Ethiopia’s Grand Renaissance Dam on the River Nile has topped the agenda at the first set of talks between Egypt and the new government in Sudan, Anadolu has reported. Egypt’s Foreign Minister Sameh Shoukry met the new Sudanese Prime Minister Abdullah Hamdok for the talks, during which they were joined by Sudan’s first female Minister of Foreign Affairs, Asma Mohamed Abdullah.
Apart from discussions about the controversial dam, Shoukry talked with Hamdok about ways to help Sudan during the transitional stage agreed between the Military Council and civil society opposition groups in Khartoum. The Egyptian minister expressed his pride at his country’s “strategic” relations with Sudan.

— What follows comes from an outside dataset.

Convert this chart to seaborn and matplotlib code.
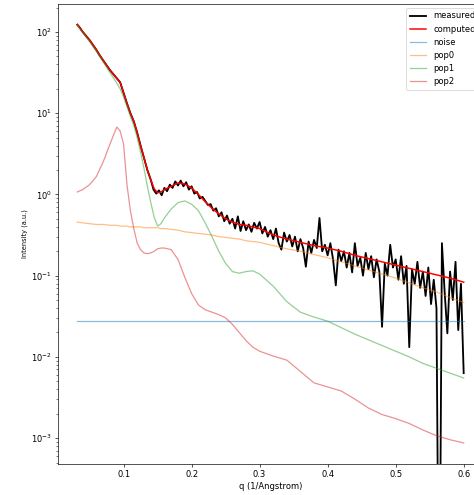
import numpy as np
import matplotlib
matplotlib.use("Agg")
import matplotlib.pyplot as plt
import seaborn as sns

# ---- data ----
q_model = [0.032, 0.04, 0.05, 0.06, 0.07, 0.08, 0.09, 0.095, 0.10, 0.105,
           0.11, 0.115, 0.12, 0.125, 0.13, 0.135, 0.14, 0.145, 0.15, 0.155,
           0.16, 0.17, 0.18, 0.19, 0.20, 0.21, 0.22, 0.23, 0.24, 0.25,
           0.26, 0.27, 0.28, 0.29, 0.30, 0.32, 0.34, 0.36, 0.38, 0.40,
           0.42, 0.44, 0.46, 0.48, 0.50, 0.52, 0.54, 0.56, 0.58, 0.60]

computed_log = [2.09, 2.00, 1.90, 1.78, 1.65, 1.53, 1.43, 1.38, 1.25, 1.12,
                1.00, 0.90, 0.76, 0.60, 0.45, 0.30, 0.18, 0.07, 0.02, 0.03,
                0.06, 0.10, 0.14, 0.13, 0.08, 0.00, -0.09, -0.17, -0.24, -0.30,
                -0.34, -0.37, -0.38, -0.40, -0.42, -0.50, -0.55, -0.59, -0.63, -0.66,
                -0.70, -0.75, -0.79, -0.83, -0.87, -0.91, -0.95, -0.99, -1.03, -1.08]

pop0_log = [-0.34, -0.35, -0.36, -0.37, -0.37, -0.38, -0.38, -0.39, -0.39, -0.39,
            -0.40, -0.40, -0.40, -0.40, -0.41, -0.41, -0.41, -0.41, -0.41, -0.42,
            -0.42, -0.43, -0.44, -0.46, -0.47, -0.48, -0.49, -0.50, -0.52, -0.53,
            -0.54, -0.55, -0.57, -0.58, -0.59, -0.63, -0.67, -0.70, -0.74, -0.78,
            -0.83, -0.88, -0.93, -0.98, -1.03, -1.09, -1.15, -1.20, -1.27, -1.33]

pop1_log = [2.08, 1.99, 1.88, 1.76, 1.63, 1.50, 1.37, 1.30, 1.20, 1.08,
            0.96, 0.85, 0.70, 0.52, 0.32, 0.10, -0.10, -0.28, -0.39, -0.36,
            -0.29, -0.18, -0.10, -0.08, -0.12, -0.20, -0.35, -0.52, -0.70, -0.85,
            -0.95, -0.97, -0.95, -0.94, -0.98, -1.13, -1.32, -1.45, -1.51, -1.56,
            -1.64, -1.72, -1.79, -1.86, -1.93, -2.00, -2.08, -2.14, -2.20, -2.26]

pop2_log = [0.03, 0.06, 0.12, 0.22, 0.40, 0.62, 0.83, 0.78, 0.62, 0.12,
            -0.20, -0.42, -0.60, -0.68, -0.72, -0.73, -0.72, -0.70, -0.67, -0.66,
            -0.66, -0.68, -0.80, -1.02, -1.22, -1.36, -1.42, -1.45, -1.48, -1.52,
            -1.60, -1.70, -1.80, -1.88, -1.93, -1.99, -2.04, -2.18, -2.32, -2.37,
            -2.42, -2.52, -2.63, -2.71, -2.76, -2.82, -2.90, -2.97, -3.02, -3.06]

noise_level = 0.0275

q_meas = [0.032, 0.036, 0.040, 0.045, 0.050, 0.055, 0.060, 0.065, 0.070, 0.075,
          0.080, 0.085, 0.090, 0.095, 0.100, 0.105, 0.110, 0.115, 0.120, 0.125,
          0.130, 0.135, 0.140, 0.144, 0.148, 0.152, 0.156, 0.160, 0.164, 0.168,
          0.172, 0.176, 0.180, 0.184, 0.188, 0.192, 0.196, 0.200, 0.204, 0.208,
          0.212, 0.216,
          0.220, 0.224, 0.228, 0.232, 0.236, 0.240, 0.244, 0.248, 0.252, 0.256,
          0.260, 0.264, 0.268, 0.272, 0.276, 0.280, 0.284, 0.288, 0.292, 0.296,
          0.300, 0.304, 0.308, 0.312, 0.316, 0.320, 0.324, 0.328, 0.332, 0.336,
          0.340, 0.344, 0.348, 0.352, 0.356, 0.360, 0.364, 0.368, 0.372, 0.376,
          0.380, 0.384, 0.388, 0.392, 0.396, 0.400, 0.404, 0.408, 0.412, 0.416,
          0.420, 0.424, 0.428, 0.432, 0.436, 0.440, 0.444, 0.448, 0.452, 0.456,
          0.460, 0.464, 0.468, 0.472, 0.476, 0.480, 0.484, 0.488, 0.492, 0.496,
          0.500, 0.504, 0.508, 0.512, 0.516, 0.520, 0.524, 0.528, 0.532, 0.536,
          0.540, 0.544, 0.548, 0.552, 0.556, 0.560, 0.564, 0.568, 0.572, 0.576,
          0.580, 0.584, 0.588, 0.592, 0.596, 0.600]

measured_log = [2.09, 2.05, 2.00, 1.95, 1.90, 1.84, 1.78, 1.71, 1.65, 1.59,
                1.53, 1.48, 1.43, 1.38, 1.25, 1.12, 1.00, 0.90, 0.76, 0.60,
                0.45, 0.30, 0.18, 0.06, 0.01, 0.05, -0.01, 0.08, 0.04, 0.12,
                0.08, 0.16, 0.11, 0.17, 0.10, 0.15, 0.06, 0.10, 0.01, 0.03,
                -0.05, -0.03,
                -0.08, -0.13, -0.12, -0.20, -0.17, -0.27, -0.22, -0.33, -0.26, -0.36,
                -0.30, -0.42, -0.27, -0.45, -0.33, -0.44, -0.37, -0.46, -0.35, -0.42,
                -0.34, -0.48, -0.40, -0.52, -0.44, -0.55, -0.42, -0.60, -0.68, -0.47,
                -0.58, -0.50, -0.64, -0.52, -0.70, -0.55, -0.66, -0.89, -0.58, -0.72,
                -0.56, -0.66, -0.29, -0.70, -0.62, -0.75, -0.60, -0.80, -1.12, -0.68,
                -0.82, -0.70, -0.90, -0.72, -0.96, -0.60, -0.88, -0.78, -1.00, -0.72,
                -0.92, -0.76, -1.02, -0.80, -0.95, -1.63, -0.85, -1.00, -0.62, -0.90,
                -0.80, -1.05, -0.76, -1.10, -0.88, -1.88, -0.92, -1.10, -0.83, -1.15,
                -0.95, -1.25, -0.90, -1.35, -1.05, -1.40, -6.00, -0.60, -1.20, -1.71,
                -0.95, -1.30, -0.83, -1.67, -1.10, -2.20]

labels = ["measured", "computed", "noise", "pop0", "pop1", "pop2"]

# ---- figure ----
W, H, DPI = 474, 495, 60
fig = plt.figure(figsize=(W / DPI, H / DPI), dpi=DPI)
ax = fig.add_axes([58 / W, (H - 464) / H, 425 / W, 460 / H])

qm = np.array(q_model)
sns.lineplot(x=np.array(q_meas), y=10 ** np.array(measured_log), ax=ax,
             color="black", lw=2.2, label=labels[0])
sns.lineplot(x=qm, y=10 ** np.array(computed_log), ax=ax,
             color="red", lw=1.8, label=labels[1])
sns.lineplot(x=qm, y=np.full(len(qm), noise_level), ax=ax,
             color="C0", lw=1.5, alpha=0.5, label=labels[2])
sns.lineplot(x=qm, y=10 ** np.array(pop0_log), ax=ax,
             color="C1", lw=1.5, alpha=0.5, label=labels[3])
sns.lineplot(x=qm, y=10 ** np.array(pop1_log), ax=ax,
             color="C2", lw=1.5, alpha=0.5, label=labels[4])
sns.lineplot(x=qm, y=10 ** np.array(pop2_log), ax=ax,
             color="C3", lw=1.5, alpha=0.5, label=labels[5])

ax.set_yscale("log")
ax.set_xlim(0.0036, 0.6284)
ax.set_ylim(4.8e-4, 221)
ax.set_xticks([0.1, 0.2, 0.3, 0.4, 0.5, 0.6])
ax.set_xlabel("q (1/Angstrom)")
ax.set_ylabel("Intensity (a.u.)", fontsize=8)
ax.legend(loc="upper right")

fig.savefig("out.png", dpi=DPI)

“Egypt is supporting Sudan to be removed from the [US] list of terrorist entities,” he explained. “We have also raised this issue with the USA. We will continue pushing for it in coordination with the Sudanese authorities.”
Decades of US blacklisting and a trade embargo imposed on Sudan in 1997 have kept foreign investors away from the country. This, in turn, has isolated it from the global economy.
Sudanese officials hailed the official visit of the Egyptian minister. “Strengthening ties,” they insisted, “serves the historical relations between the two countries.”
Over the years, though, there has been tension between Cairo and Khartoum over Egypt’s control of the Halayeb triangle, which lies in a mineral-rich border region. During ousted President Omar Al-Bashir’s rule, Sudan regularly protested at Egypt’s administration of Halayeb and the Shalatin border region near the Red Sea, AFP has reported. It noted that Sudan has always said these two areas are part of its sovereign territory since shortly after independence in 1956.
Ties between the neighbours improved after Sudan lifted the ban on Egyptian products in 2018 following talks in Khartoum between Bashir and his Egyptian counterpart, Abdel Fattah Al-Sisi.